- Date: 21 – 27 April
- Edition: 15th
- Surface: Green clay
- Location: Savannah, Georgia, United States

Champions

Singles
- Nicolás Mejía

Doubles
- Federico Agustín Gómez / Luis David Martínez
- ← 2024 · Savannah Challenger · 2026 →

= 2025 Savannah Challenger =

The 2025 Savannah Challenger was a professional tennis tournament played on clay courts. It was the 15th edition of the tournament which was part of the 2025 ATP Challenger Tour. It took place in Savannah, Georgia, United States between April 21 and April 27, 2025.
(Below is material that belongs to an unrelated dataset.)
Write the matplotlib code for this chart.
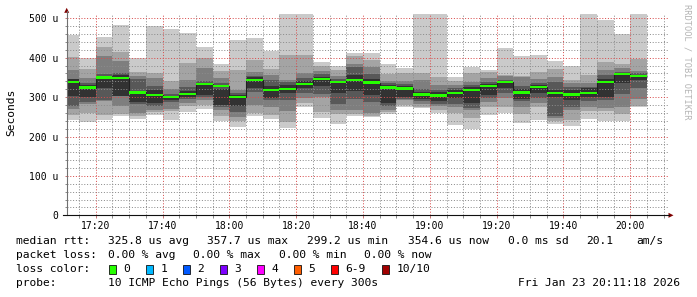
import numpy as np
import pandas as pd
import matplotlib
matplotlib.use("Agg")
import matplotlib.pyplot as plt
import matplotlib.dates as mdates
from matplotlib.ticker import MultipleLocator, FuncFormatter
from matplotlib.patches import Rectangle, Polygon
from matplotlib.lines import Line2D

W, H = 697, 297
MONO = "DejaVu Sans Mono"

# ------------------------------------------------------------ data (microseconds)
t_start = pd.Timestamp("2026-01-23 17:11:18")
t_stop = pd.Timestamp("2026-01-23 20:11:18")
bin_end = pd.date_range("2026-01-23 17:15", "2026-01-23 20:05", freq="5min")

# 10 pings per step, sorted (ping_01 = fastest ... ping_10 = slowest)
ping_01 = [242, 238, 242, 252, 245, 254, 242, 263, 269, 239, 225, 252, 244, 222, 274, 246, 232, 252,
           249, 257, 274, 273, 260, 229, 219, 255, 259, 235, 243, 232, 227, 244, 239, 240, 276]
ping_02 = [255, 259, 255, 257, 251, 262, 266, 277, 281, 252, 240, 259, 255, 238, 284, 262, 258, 256,
           253, 262, 280, 275, 267, 259, 246, 274, 275, 257, 276, 240, 241, 264, 266, 257, 277]
ping_03 = [270, 283, 291, 277, 260, 268, 271, 286, 293, 267, 250, 280, 276, 264, 297, 300, 268, 267,
           260, 268, 292, 283, 277, 275, 268, 288, 297, 275, 286, 248, 268, 276, 272, 276, 295]
ping_04 = [278, 287, 293, 302, 282, 278, 287, 294, 300, 276, 263, 314, 293, 293, 310, 308, 283, 294,
           288, 277, 296, 290, 282, 282, 272, 297, 310, 290, 297, 252, 274, 289, 293, 307, 322]
ping_05 = [302, 300, 322, 304, 288, 285, 293, 300, 305, 280, 278, 322, 299, 310, 322, 328, 311, 316,
           305, 284, 300, 296, 291, 297, 286, 305, 323, 294, 310, 300, 293, 301, 300, 337, 343]
ping_06 = [345, 330, 352, 355, 316, 318, 303, 315, 330, 320, 305, 350, 328, 330, 340, 352, 340, 355,
           345, 330, 328, 313, 312, 318, 325, 333, 341, 320, 331, 318, 318, 322, 345, 362, 357]
ping_07 = [347, 335, 359, 362, 345, 328, 309, 325, 342, 335, 310, 353, 343, 338, 348, 359, 346, 377,
           359, 335, 333, 320, 317, 323, 331, 339, 343, 328, 337, 338, 326, 325, 356, 364, 360]
ping_08 = [370, 348, 404, 392, 354, 348, 321, 343, 374, 348, 318, 365, 356, 344, 361, 367, 354, 384,
           377, 341, 340, 343, 330, 331, 339, 348, 354, 350, 347, 352, 335, 336, 369, 374, 366]
ping_09 = [401, 372, 426, 415, 365, 360, 341, 387, 400, 367, 369, 395, 372, 407, 407, 378, 370, 404,
           395, 359, 360, 360, 352, 341, 362, 364, 357, 354, 365, 371, 343, 356, 390, 384, 396]
ping_10 = [458, 399, 453, 483, 400, 481, 472, 464, 427, 384, 445, 450, 418, 520, 520, 390, 378, 412,
           413, 384, 373, 520, 520, 350, 377, 369, 424, 404, 407, 392, 379, 520, 496, 459, 520]
median = [338, 324, 350, 349, 312, 305, 300, 308, 334, 328, 300, 344, 318, 320, 334, 346, 338, 344,
          337, 324, 322, 307, 304, 311, 318, 328, 339, 312, 325, 311, 307, 311, 339, 358, 354]

loss_labels = ["0", "1", "2", "3", "4", "5", "6-9", "10/10"]
loss_colors = ["#26ff00", "#00b8ff", "#0059ff", "#7e00ff", "#ff00ff", "#ff5e00", "#ff0000", "#a10000"]

stats_rtt = ["325.8 us avg", "357.7 us max", "299.2 us min", "354.6 us now", "0.0 ms sd", "20.1", "am/s"]
stats_loss = ["0.00 % avg", "0.00 % max", "0.00 % min", "0.00 % now"]
probe_txt = "10 ICMP Echo Pings (56 Bytes) every 300s"
stamp_txt = "Fri Jan 23 20:11:18 2026"

# smokeping grey levels, outer pair -> inner pair
SMOKE = ["#cacaca", "#a4a4a4", "#7e7e7e", "#585858", "#323232"]


def fx(x):
    return x / W


def fy(y):
    return 1 - y / H


fig = plt.figure(figsize=(W / 100, H / 100), dpi=100, facecolor="white")
ax = fig.add_axes([fx(66.7), fy(215.3), (668 - 66.7) / W, (215.3 - 14) / H])
ax.set_facecolor("white")

pings = np.array([ping_01, ping_02, ping_03, ping_04, ping_05,
                  ping_06, ping_07, ping_08, ping_09, ping_10], dtype=float)
med = np.array(median, dtype=float)
edges = list(bin_end - pd.Timedelta(minutes=5)) + [bin_end[-1]]
xe = mdates.date2num(edges)

for i in range(5):
    lo = pings[i]
    hi = pings[9 - i]
    ax.fill_between(xe, np.append(lo, lo[-1]), np.append(hi, hi[-1]), step="post",
                    color=SMOKE[i], lw=0, zorder=1)

ax.stairs(med, xe, baseline=None, color="#202020", lw=0.8, zorder=3)
hw = 3.0
ax.fill_between(xe, np.append(med - hw, med[-1] - hw), np.append(med + hw, med[-1] + hw),
                step="post", color=loss_colors[0], lw=0, zorder=4)

ax.set_xlim(mdates.date2num(t_start), mdates.date2num(t_stop))
ax.set_ylim(0, 511)

ax.yaxis.set_major_locator(MultipleLocator(100))
ax.yaxis.set_minor_locator(MultipleLocator(20))
ax.yaxis.set_major_formatter(FuncFormatter(lambda v, _: "0" if v == 0 else f"{v:.0f} u"))
ax.xaxis.set_major_locator(mdates.MinuteLocator(byminute=[0, 20, 40]))
ax.xaxis.set_minor_locator(mdates.MinuteLocator(byminute=range(0, 60, 5)))
ax.xaxis.set_major_formatter(mdates.DateFormatter("%H:%M"))

minor_c = (0.55, 0.55, 0.55, 0.22)
major_c = (0.85, 0.30, 0.30, 0.25)
ax.set_axisbelow(False)
ax.grid(which="minor", color=minor_c, lw=0.72, ls=(0, (1, 1.8)))
ax.grid(which="major", color=major_c, lw=0.72, ls=(0, (1, 1.8)))
ax.tick_params(which="minor", length=1.8, width=0.72, color="#8c8c8c")
ax.tick_params(which="major", length=1.8, width=0.72, color="#c87878")
ax.tick_params(axis="y", which="major", pad=4, labelsize=7)
ax.tick_params(axis="x", which="major", pad=2.5, labelsize=7)
for lab in ax.get_xticklabels() + ax.get_yticklabels():
    lab.set_fontfamily(MONO)
for s in ax.spines.values():
    s.set_visible(False)

# axis lines with rrdtool arrows
fig.add_artist(Line2D([fx(66.7), fx(66.7)], [fy(215.3), fy(11)], color="#707070", lw=0.8))
fig.add_artist(Line2D([fx(63), fx(669)], [fy(215.3), fy(215.3)], color="#101010", lw=0.8))
fig.add_artist(Polygon([(fx(64.2), fy(12.8)), (fx(69.2), fy(12.8)), (fx(66.7), fy(7.8))],
                       closed=True, color="#800000", lw=0))
fig.add_artist(Polygon([(fx(668.5), fy(212.8)), (fx(668.5), fy(217.8)), (fx(673.5), fy(215.3))],
                       closed=True, color="#800000", lw=0))

fig.text(fx(11), fy(112), "Seconds", rotation=90, ha="center", va="center",
         fontsize=8.1, family=MONO)
fig.text(fx(687.5), fy(4), "RRDTOOL / TOBI OETIKER", rotation=270, ha="center", va="top",
         fontsize=6.2, family=MONO, color="#b4b4b4")

# ------------------------------------------------------------ legend block
row_y = [241.3, 255, 269, 282.6]
fs = 8.1


def put(x, y, s, **kw):
    fig.text(fx(x), fy(y), s, ha=kw.pop("ha", "left"), va="center", fontsize=fs,
             family=MONO, color="black", **kw)


put(16, row_y[0], "median rtt:")
for xx, s in zip([107.5, 207.4, 306.8, 408, 507.6, 585.8, 636.4], stats_rtt):
    put(xx, row_y[0], s)

put(16, row_y[1], "packet loss:")
for xx, s in zip([107.5, 193.3, 279, 364.4], stats_loss):
    put(xx, row_y[1], s)

put(16, row_y[2], "loss color:")
box_x = [108.5, 145.5, 182.5, 219.5, 256.5, 293.5, 330.5, 381.5]
for bx, lab, c in zip(box_x, loss_labels, loss_colors):
    fig.add_artist(Rectangle((fx(bx), fy(273.8)), 7 / W, 9 / H, facecolor=c,
                             edgecolor="#101010", lw=0.6))
    put(bx + 15, row_y[2], lab)

put(16, row_y[3], "probe:")
put(107.5, row_y[3], probe_txt)
put(680.5, row_y[3], stamp_txt, ha="right")

fig.savefig("out.png", dpi=100, facecolor="white")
==Singles main-draw entrants==
===Seeds===

| Country | Player | Rank^{1} | Seed |
|---|---|---|---|
| USA | Eliot Spizzirri | 125 | 1 |
| ARG | Federico Agustín Gómez | 136 | 2 |
| USA | Emilio Nava | 140 | 3 |
| CAN | Liam Draxl | 159 | 4 |
| KAZ | Dmitry Popko | 161 | 5 |
| USA | Jenson Brooksby | 168 | 6 |
| CAN | Alexis Galarneau | 184 | 7 |
| AUS | Bernard Tomic | 232 | 8 |

- ^{1} Rankings are as of April 14, 2025.

===Other entrants===
The following players received wildcards into the singles main draw:
- USA Jenson Brooksby
- USA Andres Martin
- USA Alfredo Perez

The following player received entry into the singles main draw as a special exempt:
- GER Max Wiskandt

The following players received entry into the singles main draw as alternates:
- FRA Corentin Denolly
- FRA Maxime Janvier
- ARG Genaro Alberto Olivieri

The following players received entry from the qualifying draw:
- USA Garrett Johns
- USA Stefan Kozlov
- USA Patrick Kypson
- USA Patrick Maloney
- USA Tristan McCormick
- BRA João Lucas Reis da Silva

The following player received entry as a lucky loser:
- USA Ryan Seggerman

==Champions==
===Singles===

- COL Nicolás Mejía def. CAN Liam Draxl 2–6, 6–2, 7–6^{(7–3)}.

===Doubles===

- ARG Federico Agustín Gómez / VEN Luis David Martínez def. USA Mac Kiger / USA Patrick Maloney 3–6, 6–3, [10–5].